Miller moths are nocturnal and usually like to find dark places to rest during the day, according to experts at the Butterfly Pavilion. They said the moths might be spotted during the day because they may not be in a place where they feel comfortable enough to rest.
Whitney Cranshaw, an entomology professor at Colorado State University, told FOX31 that this particular moth “commonly finds cover in crevices, which may include locations such as along window molding, doors, areas of vehicles.”
In their search for a dark resting place they sometimes end up in buildings and vehicles, but Cranshaw said he has sometimes seen many sheltering in blue spruce trees.
“Many also spend the day in within trees/shrubs with dense vegetation that allows them to be sheltered and in dark,” Cranshaw said.
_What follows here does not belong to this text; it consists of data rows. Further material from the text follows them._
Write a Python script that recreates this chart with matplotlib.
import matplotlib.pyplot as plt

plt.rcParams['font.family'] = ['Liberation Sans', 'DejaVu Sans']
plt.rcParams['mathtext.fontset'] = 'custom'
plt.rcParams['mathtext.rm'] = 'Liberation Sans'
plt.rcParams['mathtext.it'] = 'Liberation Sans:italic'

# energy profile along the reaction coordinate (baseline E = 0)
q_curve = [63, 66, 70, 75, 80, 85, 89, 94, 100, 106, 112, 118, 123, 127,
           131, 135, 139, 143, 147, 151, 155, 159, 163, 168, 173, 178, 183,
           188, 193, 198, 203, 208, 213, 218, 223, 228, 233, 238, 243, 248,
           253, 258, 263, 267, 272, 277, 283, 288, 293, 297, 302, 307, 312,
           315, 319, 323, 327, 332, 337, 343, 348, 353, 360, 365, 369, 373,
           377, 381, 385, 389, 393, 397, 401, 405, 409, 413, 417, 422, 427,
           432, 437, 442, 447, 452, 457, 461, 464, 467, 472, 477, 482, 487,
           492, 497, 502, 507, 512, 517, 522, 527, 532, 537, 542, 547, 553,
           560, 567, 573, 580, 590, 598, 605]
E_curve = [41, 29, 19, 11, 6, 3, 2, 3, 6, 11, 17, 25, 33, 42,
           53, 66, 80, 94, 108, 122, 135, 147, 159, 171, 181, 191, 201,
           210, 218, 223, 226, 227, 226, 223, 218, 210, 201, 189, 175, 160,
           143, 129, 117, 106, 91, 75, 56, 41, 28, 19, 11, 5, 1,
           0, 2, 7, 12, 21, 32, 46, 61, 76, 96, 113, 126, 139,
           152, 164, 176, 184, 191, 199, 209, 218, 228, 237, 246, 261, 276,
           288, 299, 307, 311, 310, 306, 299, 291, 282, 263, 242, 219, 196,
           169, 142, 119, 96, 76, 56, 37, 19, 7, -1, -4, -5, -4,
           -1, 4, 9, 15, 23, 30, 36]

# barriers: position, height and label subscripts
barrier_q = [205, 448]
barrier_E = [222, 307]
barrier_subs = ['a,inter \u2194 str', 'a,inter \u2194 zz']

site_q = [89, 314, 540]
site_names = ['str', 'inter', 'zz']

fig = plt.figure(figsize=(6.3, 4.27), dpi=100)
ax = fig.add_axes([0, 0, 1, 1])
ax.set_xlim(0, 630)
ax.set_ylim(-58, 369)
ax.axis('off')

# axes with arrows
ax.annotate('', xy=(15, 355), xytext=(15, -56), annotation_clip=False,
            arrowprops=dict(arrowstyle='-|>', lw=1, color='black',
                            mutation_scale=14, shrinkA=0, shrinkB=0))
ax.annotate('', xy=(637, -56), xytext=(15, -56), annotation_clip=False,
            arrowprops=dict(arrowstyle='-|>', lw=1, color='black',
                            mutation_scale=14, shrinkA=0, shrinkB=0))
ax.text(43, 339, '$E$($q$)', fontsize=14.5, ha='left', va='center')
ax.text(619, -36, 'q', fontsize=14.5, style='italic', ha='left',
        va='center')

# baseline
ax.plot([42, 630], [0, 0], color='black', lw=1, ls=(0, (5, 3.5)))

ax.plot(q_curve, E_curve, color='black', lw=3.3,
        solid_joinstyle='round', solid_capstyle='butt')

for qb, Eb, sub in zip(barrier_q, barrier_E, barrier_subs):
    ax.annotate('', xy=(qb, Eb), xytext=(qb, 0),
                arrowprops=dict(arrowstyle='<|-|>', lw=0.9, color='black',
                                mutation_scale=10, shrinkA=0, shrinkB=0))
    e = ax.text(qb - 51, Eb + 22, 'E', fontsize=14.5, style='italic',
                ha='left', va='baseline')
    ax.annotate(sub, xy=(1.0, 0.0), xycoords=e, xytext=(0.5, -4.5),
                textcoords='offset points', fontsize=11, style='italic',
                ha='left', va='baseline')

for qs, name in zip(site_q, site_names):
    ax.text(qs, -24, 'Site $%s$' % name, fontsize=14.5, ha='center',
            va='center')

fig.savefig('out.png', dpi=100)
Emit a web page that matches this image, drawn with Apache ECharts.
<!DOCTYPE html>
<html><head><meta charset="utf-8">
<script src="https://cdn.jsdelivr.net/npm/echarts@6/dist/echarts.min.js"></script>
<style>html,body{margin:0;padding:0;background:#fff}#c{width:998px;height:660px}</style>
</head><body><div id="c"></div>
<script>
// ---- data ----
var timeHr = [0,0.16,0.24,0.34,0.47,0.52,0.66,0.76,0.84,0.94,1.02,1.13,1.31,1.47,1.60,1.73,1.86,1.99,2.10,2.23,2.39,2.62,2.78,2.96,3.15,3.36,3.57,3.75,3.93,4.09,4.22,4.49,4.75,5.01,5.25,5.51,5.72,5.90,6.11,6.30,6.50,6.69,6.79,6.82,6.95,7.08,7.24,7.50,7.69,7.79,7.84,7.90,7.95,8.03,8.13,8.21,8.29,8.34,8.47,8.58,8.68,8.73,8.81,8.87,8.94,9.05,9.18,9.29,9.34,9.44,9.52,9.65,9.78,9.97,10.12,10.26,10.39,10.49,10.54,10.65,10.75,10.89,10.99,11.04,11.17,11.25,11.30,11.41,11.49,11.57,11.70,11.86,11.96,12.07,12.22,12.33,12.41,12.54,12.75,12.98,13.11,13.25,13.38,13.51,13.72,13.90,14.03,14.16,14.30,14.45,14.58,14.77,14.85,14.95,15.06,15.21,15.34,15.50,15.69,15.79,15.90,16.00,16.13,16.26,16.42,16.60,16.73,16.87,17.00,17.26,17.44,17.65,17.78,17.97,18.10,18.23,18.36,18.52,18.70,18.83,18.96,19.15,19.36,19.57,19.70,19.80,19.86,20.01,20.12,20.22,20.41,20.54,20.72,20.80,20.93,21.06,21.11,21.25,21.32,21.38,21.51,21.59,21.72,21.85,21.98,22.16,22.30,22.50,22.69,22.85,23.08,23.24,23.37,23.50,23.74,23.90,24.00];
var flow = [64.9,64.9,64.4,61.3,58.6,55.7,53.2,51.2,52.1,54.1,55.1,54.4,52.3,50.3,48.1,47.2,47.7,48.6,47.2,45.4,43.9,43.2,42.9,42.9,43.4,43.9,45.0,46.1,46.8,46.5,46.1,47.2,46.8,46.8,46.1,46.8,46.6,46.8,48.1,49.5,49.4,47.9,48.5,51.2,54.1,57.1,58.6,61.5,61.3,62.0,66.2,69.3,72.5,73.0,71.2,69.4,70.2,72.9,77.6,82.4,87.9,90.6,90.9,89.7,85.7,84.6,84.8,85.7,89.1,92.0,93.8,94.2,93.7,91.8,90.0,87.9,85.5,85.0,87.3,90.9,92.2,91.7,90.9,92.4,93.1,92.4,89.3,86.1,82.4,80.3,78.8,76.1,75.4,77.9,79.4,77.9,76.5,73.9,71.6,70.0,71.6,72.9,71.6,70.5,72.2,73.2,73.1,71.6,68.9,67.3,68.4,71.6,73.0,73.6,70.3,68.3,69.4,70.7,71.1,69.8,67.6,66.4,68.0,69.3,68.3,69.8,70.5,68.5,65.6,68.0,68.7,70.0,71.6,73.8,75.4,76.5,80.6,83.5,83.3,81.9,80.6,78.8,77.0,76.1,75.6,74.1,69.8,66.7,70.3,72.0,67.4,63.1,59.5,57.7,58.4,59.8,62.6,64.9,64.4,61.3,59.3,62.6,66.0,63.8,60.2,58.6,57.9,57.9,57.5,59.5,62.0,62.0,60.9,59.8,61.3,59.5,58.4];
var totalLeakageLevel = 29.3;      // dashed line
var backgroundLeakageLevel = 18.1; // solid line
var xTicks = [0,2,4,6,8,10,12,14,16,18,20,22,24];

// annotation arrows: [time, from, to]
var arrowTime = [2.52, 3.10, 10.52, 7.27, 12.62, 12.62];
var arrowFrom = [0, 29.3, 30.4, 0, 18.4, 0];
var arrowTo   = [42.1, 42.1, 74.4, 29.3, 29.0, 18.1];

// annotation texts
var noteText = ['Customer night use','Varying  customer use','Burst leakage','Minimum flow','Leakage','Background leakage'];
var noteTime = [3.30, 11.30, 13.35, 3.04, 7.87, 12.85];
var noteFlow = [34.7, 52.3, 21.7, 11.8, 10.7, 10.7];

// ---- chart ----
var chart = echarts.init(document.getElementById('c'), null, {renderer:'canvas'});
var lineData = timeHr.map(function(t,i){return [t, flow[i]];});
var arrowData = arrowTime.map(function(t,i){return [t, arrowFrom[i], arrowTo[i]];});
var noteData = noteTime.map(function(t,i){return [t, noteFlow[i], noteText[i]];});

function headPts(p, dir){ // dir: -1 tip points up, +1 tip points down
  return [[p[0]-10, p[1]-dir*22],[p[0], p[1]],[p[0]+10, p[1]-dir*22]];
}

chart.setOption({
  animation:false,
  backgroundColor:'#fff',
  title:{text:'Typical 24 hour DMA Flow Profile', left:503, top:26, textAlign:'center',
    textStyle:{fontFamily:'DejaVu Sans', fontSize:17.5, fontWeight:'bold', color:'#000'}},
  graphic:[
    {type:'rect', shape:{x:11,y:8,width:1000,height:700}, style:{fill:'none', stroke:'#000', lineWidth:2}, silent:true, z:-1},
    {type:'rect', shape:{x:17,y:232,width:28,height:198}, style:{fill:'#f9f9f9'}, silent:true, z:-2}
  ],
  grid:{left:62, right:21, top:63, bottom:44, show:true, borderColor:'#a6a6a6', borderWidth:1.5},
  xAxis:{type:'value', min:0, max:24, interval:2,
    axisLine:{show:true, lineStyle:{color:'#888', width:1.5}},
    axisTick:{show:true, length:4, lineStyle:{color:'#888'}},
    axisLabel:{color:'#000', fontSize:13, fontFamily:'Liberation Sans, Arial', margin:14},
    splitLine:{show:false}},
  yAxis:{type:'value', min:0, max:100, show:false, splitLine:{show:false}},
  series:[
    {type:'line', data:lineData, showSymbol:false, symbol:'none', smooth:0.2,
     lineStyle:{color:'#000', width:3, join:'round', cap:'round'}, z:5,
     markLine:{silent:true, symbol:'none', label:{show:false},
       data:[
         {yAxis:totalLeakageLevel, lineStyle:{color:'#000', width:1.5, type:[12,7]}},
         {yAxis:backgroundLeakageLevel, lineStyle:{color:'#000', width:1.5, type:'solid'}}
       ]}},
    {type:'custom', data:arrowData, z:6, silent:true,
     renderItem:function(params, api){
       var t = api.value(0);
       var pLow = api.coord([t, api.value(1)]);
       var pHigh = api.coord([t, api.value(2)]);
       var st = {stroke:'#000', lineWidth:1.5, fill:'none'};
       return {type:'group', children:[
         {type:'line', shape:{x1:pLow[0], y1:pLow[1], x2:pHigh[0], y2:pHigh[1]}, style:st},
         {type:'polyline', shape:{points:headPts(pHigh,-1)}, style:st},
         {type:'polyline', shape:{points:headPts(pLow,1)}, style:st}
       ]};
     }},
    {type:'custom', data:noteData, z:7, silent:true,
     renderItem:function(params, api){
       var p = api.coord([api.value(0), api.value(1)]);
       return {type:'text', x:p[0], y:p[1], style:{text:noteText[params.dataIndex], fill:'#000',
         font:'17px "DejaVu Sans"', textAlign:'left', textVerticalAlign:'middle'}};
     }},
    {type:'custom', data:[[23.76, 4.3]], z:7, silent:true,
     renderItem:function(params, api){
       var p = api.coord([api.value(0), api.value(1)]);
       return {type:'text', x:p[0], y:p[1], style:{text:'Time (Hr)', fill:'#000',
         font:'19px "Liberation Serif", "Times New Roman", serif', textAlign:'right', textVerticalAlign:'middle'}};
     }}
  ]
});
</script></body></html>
While they can be a nuisance in your home or car, they are important to the environment as pollinators and as a food source.
Mary Ann Colley, the chief operating officer at the Butterfly Pavillion in Westminster, said the moths are pollinating plants and flowers while they seek out food, but also serve as a food source for birds and bears.
Colley recommends turning off exterior lights and closing curtains at night to keep them from coming inside while letting them live to do their work pollinating.